Let's work through an example query to see what all the parts mean. Consider the Borrow trait. This trait has a number of impls; among them, there are these two (for clarity, I've written the Sized bounds explicitly):

impl<T> Borrow<T> for T where T: ?Sized
impl<T> Borrow<[T]> for Vec<T> where T: Sized

Example 1. Imagine we are type-checking this (rather artificial) bit of code:

fn foo<A, B>(a: A, vec_b: Option<B>) where A: Borrow<B> { }

fn main() {
    let mut t: Vec<_> = vec![]; // Type: Vec<?T>
    let mut u: Option<_> = None; // Type: Option<?U>
    foo(t, u); // Example 1: requires `Vec<?T>: Borrow<?U>`
    ...
}

As the comments indicate, we first create two variables t and u; t is an empty vector and u is a None option. Both of these variables have unbound inference variables in their type: ?T represents the elements in the vector t and ?U represents the value stored in the option u. Next, we invoke foo; comparing the signature of foo to its arguments, we wind up with A = Vec<?T> and B = ?U.Therefore, the where clause on foo requires that Vec<?T>: Borrow<?U>. This is thus our first example trait query.

There are many possible solutions to the query Vec<?T>: Borrow<?U>; for example:

  • ?U = Vec<?T>,
  • ?U = [?T],
  • ?T = u32, ?U = [u32]
  • and so forth.

Therefore, the result we get back would be as follows (I'm going to ignore region constraints and the "value"):

  • Certainty: Ambiguous – we're not sure yet if this holds
  • Var values: [?T = ?T, ?U = ?U] – we learned nothing about the values of the variables

In short, the query result says that it is too soon to say much about whether this trait is proven. During type-checking, this is not an immediate error: instead, the type checker would hold on to this requirement (Vec<?T>: Borrow<?U>) and wait. As we'll see in the next example, it may happen that ?T and ?U wind up constrained from other sources, in which case we can try the trait query again.

Example 2. We can now extend our previous example a bit, and assign a value to u:

fn foo<A, B>(a: A, vec_b: Option<B>) where A: Borrow<B> { }

fn main() {
    // What we saw before:
    let mut t: Vec<_> = vec![]; // Type: Vec<?T>
    let mut u: Option<_> = None; // Type: Option<?U>
    foo(t, u); // `Vec<?T>: Borrow<?U>` => ambiguous

    // New stuff:
    u = Some(vec![]); // ?U = Vec<?V>
}

As a result of this assignment, the type of u is forced to be Option<Vec<?V>>, where ?V represents the element type of the vector.
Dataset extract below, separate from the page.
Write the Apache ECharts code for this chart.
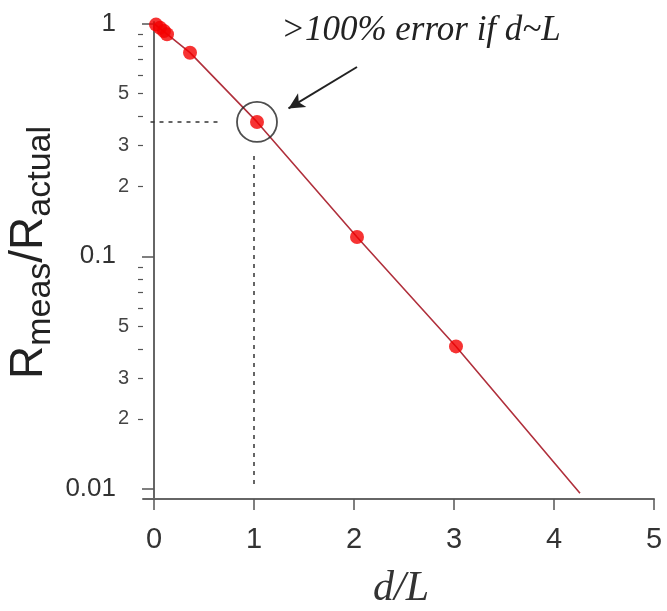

This in turn implies that ?U is unified to Vec<?V>.

Let's suppose that the type checker decides to revisit the "as-yet-unproven" trait obligation we saw before, Vec<?T>: Borrow<?U>. ?U is no longer an unbound inference variable; it now has a value, Vec<?V>. So, if we "refresh" the query with that value, we get:

Vec<?T>: Borrow<Vec<?V>>

This time, there is only one impl that applies, the reflexive impl:

impl<T> Borrow<T> for T where T: ?Sized

Therefore, the trait checker will answer:

  • Certainty: Proven
  • Var values: [?T = ?T, ?V = ?T]

Here, it is saying that we have indeed proven that the obligation holds, and we also know that ?T and ?V are the same type (but we don't know what that type is yet!).

(In fact, as the function ends here, the type checker would give an error at this point, since the element types of t and u are still not yet known, even though they are known to be the same.)